Effects of optical interference and energy transfer on exciton diffusion length measurements in organic semiconductors

Abstract

Exciton diffusion is of great importance to the future design of high efficiency organic photovoltaics. Exciton diffusion studies require accurate experimental techniques. This paper addresses two important complications that can arise in exciton diffusion length measurements made by analyzing luminescence from thin films on quenching substrates: namely, the effects of optical interference and of energy transfer to the quencher. When there is modest contrast in the refractive indices of the quencher and organic material, as is the case for titania or C60 and most organic materials, interference effects can overwhelm the measurement, thereby making it impossible to accurately determine the diffusion length of excitons in the organic material.
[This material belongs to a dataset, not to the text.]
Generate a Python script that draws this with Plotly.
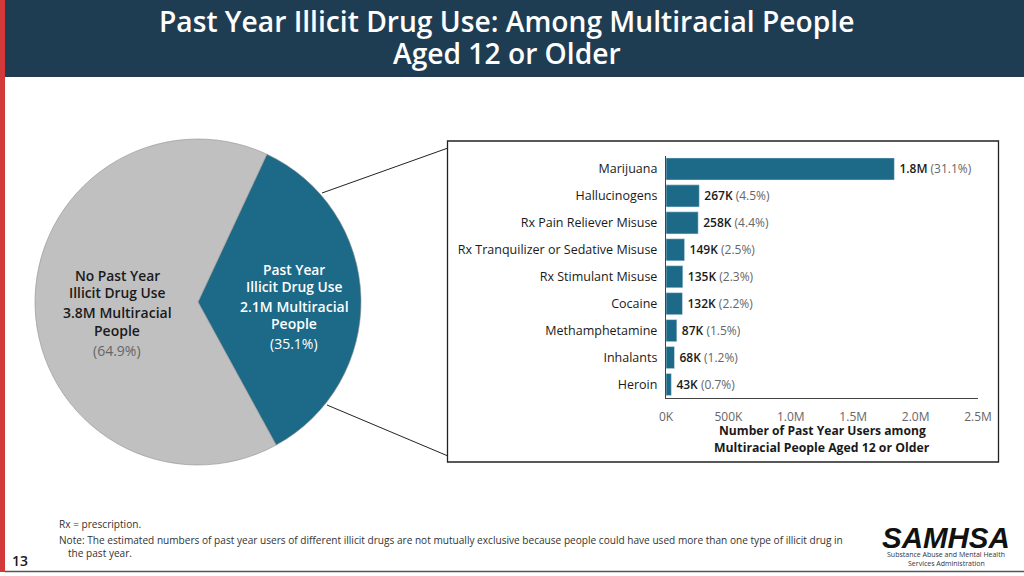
import plotly.graph_objects as go

W, H = 1024, 576

pie_labels = ["Past Year Illicit Drug Use", "No Past Year Illicit Drug Use"]
pie_values = [35.1, 64.9]

drugs = [
    "Marijuana",
    "Hallucinogens",
    "Rx Pain Reliever Misuse",
    "Rx Tranquilizer or Sedative Misuse",
    "Rx Stimulant Misuse",
    "Cocaine",
    "Methamphetamine",
    "Inhalants",
    "Heroin",
]
users = [1830000, 267000, 258000, 149000, 135000, 132000, 87000, 68000, 43000]
user_labels = ["1.8M", "267K", "258K", "149K", "135K", "132K", "87K", "68K", "43K"]
pct_labels = ["31.1%", "4.5%", "4.4%", "2.5%", "2.3%", "2.2%", "1.5%", "1.2%", "0.7%"]
x_ticks = [0, 500000, 1000000, 1500000, 2000000, 2500000]
x_tick_labels = ["0K", "500K", "1.0M", "1.5M", "2.0M", "2.5M"]

TEAL = "#1c6a88"
GREY = "#c0c0c0"
NAVY = "#1f3d52"
RED = "#d23a3a"
DARK = "#1a1a1a"
MUTED = "#666666"
FONT = "Open Sans"


def px(x):
    return x / W


def py(y):
    return 1 - y / H


def label(text, x, y, size=12, color=DARK, weight=400, anchor="center", family=FONT):
    return dict(
        text=text, x=px(x), y=py(y), xref="paper", yref="paper",
        xanchor=anchor, yanchor="middle", showarrow=False,
        font=dict(size=size, color=color, family=family, weight=weight),
    )


def line(x0, y0, x1, y1, color="#222222", width=1):
    return dict(
        type="line", xref="paper", yref="paper",
        x0=px(x0), y0=py(y0), x1=px(x1), y1=py(y1),
        line=dict(color=color, width=width),
    )


def rect(x0, y0, x1, y1, fill, border=None):
    return dict(
        type="rect", xref="paper", yref="paper",
        x0=px(x0), y0=py(y0), x1=px(x1), y1=py(y1),
        fillcolor=fill, line=dict(color=border or fill, width=1.3 if border else 0),
        layer="below",
    )


fig = go.Figure()

fig.add_trace(
    go.Pie(
        labels=pie_labels,
        values=pie_values,
        sort=False,
        direction="clockwise",
        rotation=25,
        textinfo="none",
        hoverinfo="skip",
        showlegend=False,
        marker=dict(colors=[TEAL, GREY], line=dict(color="#8f8f8f", width=0.6)),
        domain=dict(x=[px(35), px(361)], y=[py(465), py(139)]),
    )
)

# thin space up front: labels sit a bit further off the bar ends than plotly's default
bar_text = [
    f"\u2009<span style='font-weight:600;color:{DARK}'>{u}</span> <span style='color:{MUTED}'>({p})</span>"
    for u, p in zip(user_labels, pct_labels)
]
fig.add_trace(
    go.Bar(
        x=users,
        y=drugs,
        orientation="h",
        marker_color=TEAL,
        text=bar_text,
        textposition="outside",
        textfont=dict(size=12, family=FONT),
        cliponaxis=False,
        hoverinfo="skip",
        showlegend=False,
    )
)

shapes = [
    rect(5, 0, W, 77, NAVY),
    rect(0, 0, 5, 572, RED),
    line(5, 571.5, W, 571.5, "#555555", 1.5),
    rect(447.5, 141, 998.5, 462, "white", "#222222"),
    line(322, 193, 448, 148),
    line(327, 405, 448, 456),
]

annotations = [
    label("Past Year Illicit Drug Use: Among Multiracial People", 506.5, 21, 28.2, "white", 600),
    label("Aged 12 or Older", 506.5, 53, 28.2, "white", 600),
    label("No Past Year", 117, 275, 13.8, DARK, 600),
    label("Illicit Drug Use", 117, 292, 13.8, DARK, 600),
    label("3.8M Multiracial", 117, 312.5, 14, DARK, 600),
    label("People", 117, 330, 14, DARK, 600),
    label("(64.9%)", 117, 350, 14, MUTED),
    label("Past Year", 294, 269, 13.8, "white", 600),
    label("Illicit Drug Use", 294, 286, 13.8, "white", 600),
    label("2.1M Multiracial", 294, 306, 14, "white", 600),
    label("People", 294, 323, 14, "white", 600),
    label("(35.1%)", 294, 343, 14, "white"),
    label("Number of Past Year Users among", 822, 430, 12.1, DARK, 700),
    label("Multiracial People Aged 12 or Older", 822, 447, 12.25, DARK, 700),
    label("Rx = prescription.", 57, 524, 10.1, "#333333", anchor="left"),
    label(
        "Note: The estimated numbers of past year users of different illicit drugs are not "
        "mutually exclusive because people could have used more than one type of illicit drug in",
        57, 540, 10.1, "#333333", anchor="left",
    ),
    label("the past year.", 66, 553, 10.1, "#333333", anchor="left"),
    label("13", 19.5, 560, 14, DARK, 600),
    label("<i>SAMHSA</i>", 946, 537, 29.5, "#111111", 700, family="Liberation Sans"),
    label("Substance Abuse and Mental Health", 946, 554, 7, "#333333"),
    label("Services Administration", 946, 563, 7, "#333333"),
]

fig.update_layout(
    width=W,
    height=H,
    margin=dict(l=0, r=0, t=0, b=0),
    paper_bgcolor="white",
    plot_bgcolor="rgba(0,0,0,0)",
    font=dict(family=FONT, color=DARK),
    bargap=0.18,
    shapes=shapes,
    annotations=annotations,
    xaxis=dict(
        domain=[px(666), px(978)],
        range=[0, 2500000],
        automargin=False,
        tickvals=x_ticks,
        ticktext=x_tick_labels,
        tickfont=dict(size=12, color=MUTED),
        ticks="outside",
        ticklen=7,
        tickcolor="rgba(0,0,0,0)",
        showgrid=False,
        zeroline=False,
        showline=True,
        linecolor="#444444",
        linewidth=1.2,
    ),
    yaxis=dict(
        domain=[py(398), py(155.5)],
        autorange="reversed",
        automargin=False,
        tickfont=dict(size=12.5, color=DARK),
        ticks="outside",
        ticklen=5,
        tickcolor="rgba(0,0,0,0)",
        showgrid=False,
        zeroline=False,
        showline=True,
        linecolor="#444444",
        linewidth=1.2,
    ),
)

fig.write_html(
    "out.html",
    config=dict(displayModeBar=False),
    post_script="document.body.style.margin='0';",
)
We show that this problem can be fully eliminated by using thin (<5nm) quencher films. The second complication that can occur is energy transfer to the quenching layer. We model the effect this has when fullerenes are used as quenchers. If energy transfer was ignored, one would falsely measure exciton diffusion lengths that are much greater than, and in some cases more than double, the actual diffusion length. Using titania as a quencher we eliminate the possibility of energy transfer, and by using thin titania films we eliminate the effects of interference and accurately measure a diffusion length of 6±1nm for the commonly used polymer poly[2-methoxy,5-(3,7-dimethyloctyloxy)]-1,4-phenylenevinylene.